Renewed bid for Holbrook Sporting Complex upgrades

Greater Hume Council will seek $1.2 million from the state government to upgrade the Holbrook Sporting Complex.

The town’s football and netball club has been pushing for improvements for a number of years and will provide $90,000 for the project.

Council will put forward $200,000, NSW AFL $124,778 and three other groups will chip in, with remaining funding hoped to come from the Regional Sports Infrastructure Fund.

The project was before council in 2012, losing out to the Jindera Multi Service Outlet, and the federal funding intended for the sporting complex was scrapped following the 2013 election.

At a cost of $1.6 million the canteen, meeting and clubrooms will be renovated and an accessible gymnasium installed, and two netball courts will be replaced.

A new multi-sport facility including a bar, timekeepers box and function centre will also be built.

General manager Steven Pinnuck said the current gymnasium was difficult to access for disabled users.

“The gymnasium has a high number of members, it’s in very sub-standard conditions, there’s no toilets and someone who is not of able body would not be able to get up the slope to it,” he said.

“With this funding the minimum grant application was $1 million.

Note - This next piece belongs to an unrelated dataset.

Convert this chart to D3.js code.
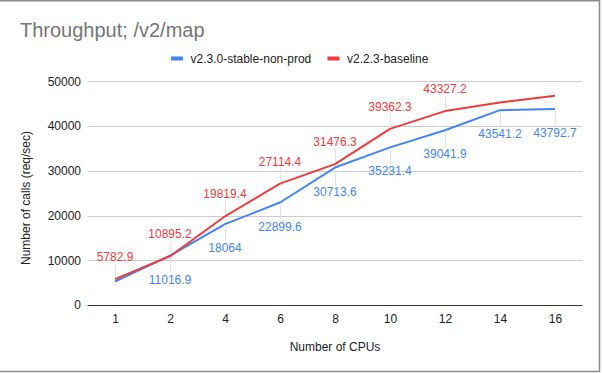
<!DOCTYPE html>
<html>
<head>
<meta charset="utf-8">
<script src="https://cdn.jsdelivr.net/npm/d3@7"></script>
<style>
    body { margin: 0; background: #fff; }
    svg { display: block; font-family: "Liberation Sans", Arial, sans-serif; }
</style>
</head>
<body>
<div id="chart"></div>
<script>
//Data
var cpus = ["1", "2", "4", "6", "8", "10", "12", "14", "16"];
var stableVals = [5250, 11016.9, 18064, 22899.6, 30713.6, 35231.4, 39041.9, 43541.2, 43792.7];
var baselineVals = [5782.9, 10895.2, 19819.4, 27114.4, 31476.3, 39362.3, 43327.2, 45250, 46750];
// null = no data label drawn for that point
var stableLabels = [null, "11016.9", "18064", "22899.6", "30713.6", "35231.4", "39041.9", "43541.2", "43792.7"];
var baselineLabels = ["5782.9", "10895.2", "19819.4", "27114.4", "31476.3", "39362.3", "43327.2", null, null];
var yTicks = [0, 10000, 20000, 30000, 40000, 50000];
var seriesNames = ["v2.3.0-stable-non-prod", "v2.2.3-baseline"];

var blue = "#4285f4";
var red = "#ef3b3b";

var series = [
    {name: seriesNames[0], values: stableVals, labels: stableLabels, color: blue, side: 1},
    {name: seriesNames[1], values: baselineVals, labels: baselineLabels, color: red, side: -1}
];

//SVG Container
var svg = d3.select("#chart").append("svg")
    .attr("width", 602)
    .attr("height", 373);

//Scales
var x = d3.scalePoint()
    .domain(cpus)
    .range([87.5, 582.5])
    .padding(0.5);

var y = d3.scaleLinear()
    .domain([0, 50000])
    .range([305, 81.25]);

//Frame (top, right, bottom edges of the screenshot)
svg.append("path")
    .attr("d", "M0,0.75 H599.5 V371.5 H0")
    .style("fill", "none")
    .style("stroke", "#8c8c8c")
    .style("stroke-width", 1.5);

//Title
svg.append("text")
    .attr("x", 20)
    .attr("y", 37)
    .style("font-size", "20px")
    .style("fill", "#757575")
    .text("Throughput; /v2/map");

//Legend
var legend = svg.append("g");
var legendX = [171, 327.5];
series.forEach(function (s, i) {
    legend.append("rect")
        .attr("x", legendX[i])
        .attr("y", 56.5)
        .attr("width", 12)
        .attr("height", 4)
        .style("fill", s.color);
    legend.append("text")
        .attr("x", legendX[i] + 19.5)
        .attr("y", 62.5)
        .style("font-size", "12px")
        .style("fill", "#222")
        .text(s.name);
});

//Gridlines
svg.append("g")
    .selectAll("line")
    .data(yTicks.filter(function (d) { return d > 0; }))
    .enter()
    .append("line")
    .attr("x1", 87.5)
    .attr("x2", 582.5)
    .attr("y1", function (d) { return Math.round(y(d)) + 0.5; })
    .attr("y2", function (d) { return Math.round(y(d)) + 0.5; })
    .style("stroke", "#cccccc");

//Y axis labels
var yAxis = svg.append("g")
    .attr("transform", "translate(81,0)")
    .call(d3.axisLeft(y).tickValues(yTicks).tickSize(0).tickPadding(0).tickFormat(d3.format("d")));
yAxis.select(".domain").remove();
yAxis.selectAll("text")
    .style("font-size", "12px")
    .style("font-family", "'Liberation Sans', Arial, sans-serif")
    .style("fill", "#222");

//X axis
var xAxis = svg.append("g")
    .attr("transform", "translate(0,305)")
    .call(d3.axisBottom(x).tickSize(0).tickPadding(9));
xAxis.select(".domain")
    .attr("d", "M87.5,0.5H582.5")
    .style("stroke", "#333");
xAxis.selectAll("text")
    .style("font-size", "12px")
    .style("font-family", "'Liberation Sans', Arial, sans-serif")
    .style("fill", "#222");

//Axis titles
svg.append("text")
    .attr("x", 335)
    .attr("y", 351)
    .attr("text-anchor", "middle")
    .style("font-size", "12px")
    .style("fill", "#222")
    .text("Number of CPUs");

svg.append("text")
    .attr("transform", "translate(30,198) rotate(-90)")
    .attr("text-anchor", "middle")
    .style("font-size", "12px")
    .style("fill", "#222")
    .text("Number of calls (req/sec)");

//Leader lines + data labels
var line = d3.line()
    .x(function (d, i) { return x(cpus[i]); })
    .y(function (d) { return y(d); });

series.forEach(function (s) {
    var pts = s.values.map(function (v, i) {
        return {cx: x(cpus[i]), cy: y(v), label: s.labels[i]};
    }).filter(function (d) { return d.label !== null; });

    svg.append("g")
        .selectAll("line")
        .data(pts)
        .enter()
        .append("line")
        .attr("x1", function (d) { return Math.round(d.cx) + 0.5; })
        .attr("x2", function (d) { return Math.round(d.cx) + 0.5; })
        .attr("y1", function (d) { return s.side > 0 ? d.cy + 2 : d.cy - 2; })
        .attr("y2", function (d) { return s.side > 0 ? d.cy + 17 : d.cy - 15; })
        .style("stroke", "#e3e3e3");

    svg.append("g")
        .selectAll("text")
        .data(pts)
        .enter()
        .append("text")
        .attr("x", function (d) { return d.cx; })
        .attr("y", function (d) { return s.side > 0 ? d.cy + 28 : d.cy - 18; })
        .attr("text-anchor", "middle")
        .style("font-size", "12px")
        .style("fill", s.color)
        .text(function (d) { return d.label; });
});

//Lines (red drawn last, on top)
series.forEach(function (s) {
    svg.append("path")
        .datum(s.values)
        .attr("d", line)
        .style("fill", "none")
        .style("stroke", s.color)
        .style("stroke-width", 2)
        .style("stroke-linejoin", "round");
});
</script>
</body>
</html>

“Initially there were plans for two separate buildings – we have pulled this project back so it’s one building capable of providing everything,” he said.

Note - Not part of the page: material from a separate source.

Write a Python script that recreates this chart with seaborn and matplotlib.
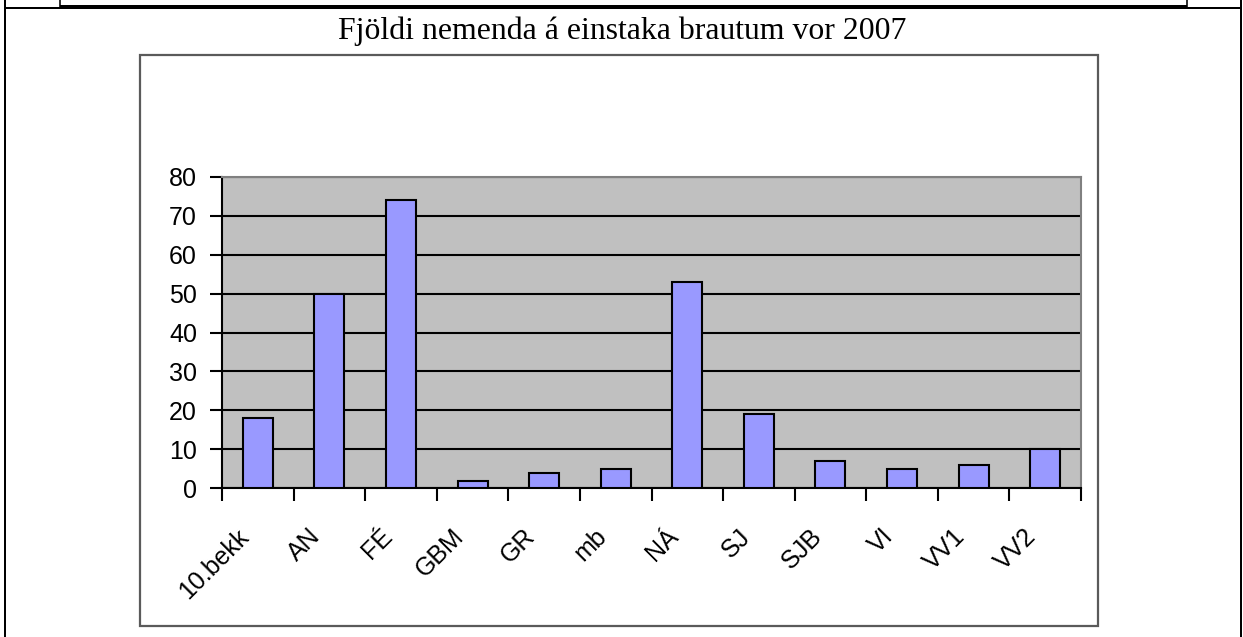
import matplotlib
matplotlib.use("Agg")
import matplotlib.pyplot as plt
import seaborn as sns
import pandas as pd
import numpy as np
from matplotlib.lines import Line2D
from matplotlib.patches import Rectangle
from matplotlib.transforms import ScaledTranslation

# ---- data ----
categories = ["10.bekk", "AN", "FÉ", "GBM", "GR", "mb", "NÁ", "SJ", "SJB", "VI", "VV1", "VV2"]
counts = [18, 50, 74, 2, 4, 5, 53, 19, 7, 5, 6, 10]
y_ticks = [0, 10, 20, 30, 40, 50, 60, 70, 80]
title = "Fjöldi nemenda á einstaka brautum vor 2007"

W, H = 1243, 637
fig = plt.figure(figsize=(W / 100, H / 100), dpi=100)
fig.patch.set_facecolor("white")


def px_line(x0, y0, x1, y1, width, color="black"):
    fig.add_artist(Line2D([x0 / W, x1 / W], [1 - y0 / H, 1 - y1 / H],
                          transform=fig.transFigure, color=color,
                          lw=width * 0.72, solid_capstyle="butt"))


# table / page decorations
px_line(5, 0, 5, H, 2)
px_line(1241.3, 0, 1241.3, H, 2)
px_line(5, 7.7, 1242, 7.7, 2)
px_line(60, 6.7, 1187, 6.7, 4)
px_line(60, 0, 60, 7, 1.6)
px_line(1187, 0, 1187, 7, 1.6)

# chart frame
fig.add_artist(Rectangle((140 / W, 1 - 626 / H), 958 / W, 571 / H,
                         transform=fig.transFigure, fill=False,
                         edgecolor="#5a5a5a", lw=1.6))

# title
fig.text(622 / W, 1 - 39.3 / H, title, ha="center", va="baseline",
         fontfamily="Liberation Serif", fontsize=22.9, color="black")

# plot area
ax = fig.add_axes([222 / W, 1 - 488.3 / H, (1081 - 222) / W, (488.3 - 176.7) / H])
df = pd.DataFrame({"cat": categories, "n": counts})
sns.barplot(data=df, x="cat", y="n", ax=ax, color="#9999FF", saturation=1,
            width=0.42, edgecolor="black", linewidth=1.5, zorder=3, errorbar=None)

ax.set_facecolor("#C0C0C0")
ax.set_ylim(0, 80)
ax.set_xlim(-0.5, len(categories) - 0.5)
ax.set_yticks(y_ticks)
ax.set_xlabel("")
ax.set_ylabel("")
ax.set_axisbelow(True)
ax.yaxis.grid(True, color="black", lw=1.5)
ax.xaxis.grid(False)

for side in ("left", "bottom"):
    ax.spines[side].set_color("black")
    ax.spines[side].set_linewidth(1.5)
for side in ("top", "right"):
    ax.spines[side].set_color("#808080")
    ax.spines[side].set_linewidth(1.5)

ax.tick_params(axis="y", which="major", direction="out", length=9, width=1.5,
               color="black", pad=9.0, labelsize=18)
for lab in ax.get_yticklabels():
    lab.set_fontfamily("Liberation Sans")

ax.set_xticks(np.arange(len(categories)))
ax.set_xticklabels(categories)
ax.set_xticks(np.arange(-0.5, len(categories)), minor=True)
ax.tick_params(axis="x", which="major", length=0, pad=26, labelsize=18)
ax.tick_params(axis="x", which="minor", direction="out", length=9, width=1.5, color="black")

offset = ScaledTranslation(-21 / 100, 0, fig.dpi_scale_trans)
for lab in ax.get_xticklabels():
    lab.set_fontfamily("Liberation Sans")
    lab.set_rotation(45)
    lab.set_ha("right")
    lab.set_va("top")
    lab.set_rotation_mode("anchor")
    lab.set_transform(lab.get_transform() + offset)

fig.savefig("out.png", dpi=100, facecolor="white")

“There were some concerns it was more a footy club project than a wider community project, but it has significant buy-in for all user groups and will serve the Holbrook community into the future.

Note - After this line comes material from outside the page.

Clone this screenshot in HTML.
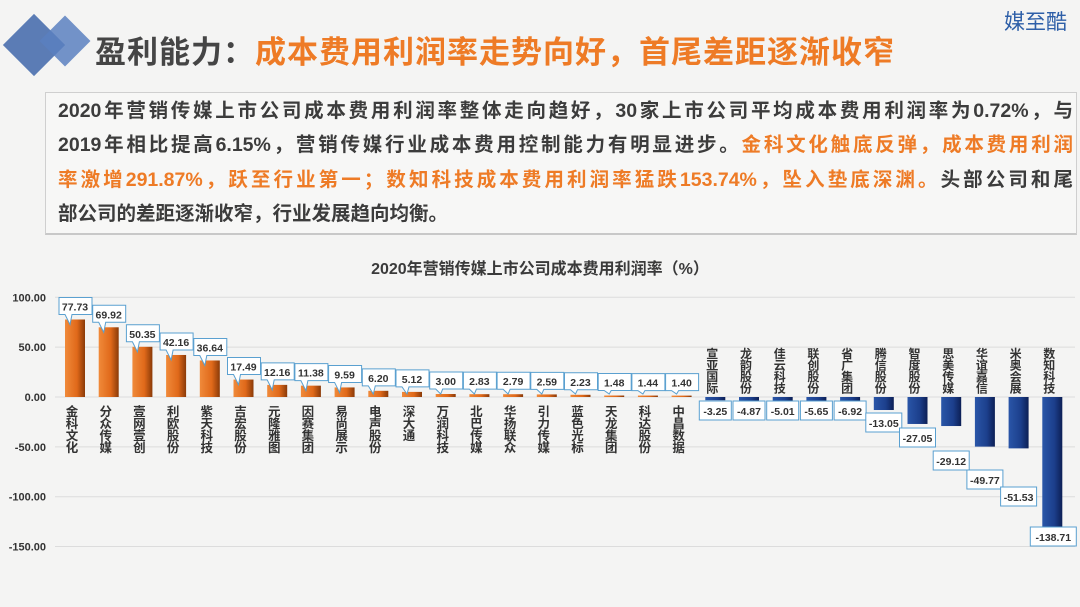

Councillor Doug Meyer said the project had been a long time coming.

“I think we all recognise there’s a need for council to start looking at all sporting facilities across the shire; this is the first one,” he said. 

Council will first put forward the project under an expression of interest to the state government before developing a detailed application.

Meanwhile the interim budget review statement as at March 31 was put to Wednesday’s meeting.

It showed the deficit has grown by $124,664 since the end of 2017, due to the implementation of council’s new web site and an overspend on swimming pool operations, with roads spending potentially adding to the gap in coming months. 

The projected 2017/18 cash deficit will be $151,020.

Swimming pools cost almost $70,000 more than what was projected, with transport and communications also a large variance contributing to the deficit.

On the flip side, council’s environment costs have come in about $300,000 lower than expected, partly due to higher than anticipated income from tipping fees.

The overall budget position has improved, Chief Financial Officer Dean Hart wrote in his report to council. 

He wrote further details of the over-expenditure of the swimming pools would be presented to the June council meeting, “but primarily relates to the inability to attract a contractor/s and the need to recruit additional staff to ensure the pools were operational”.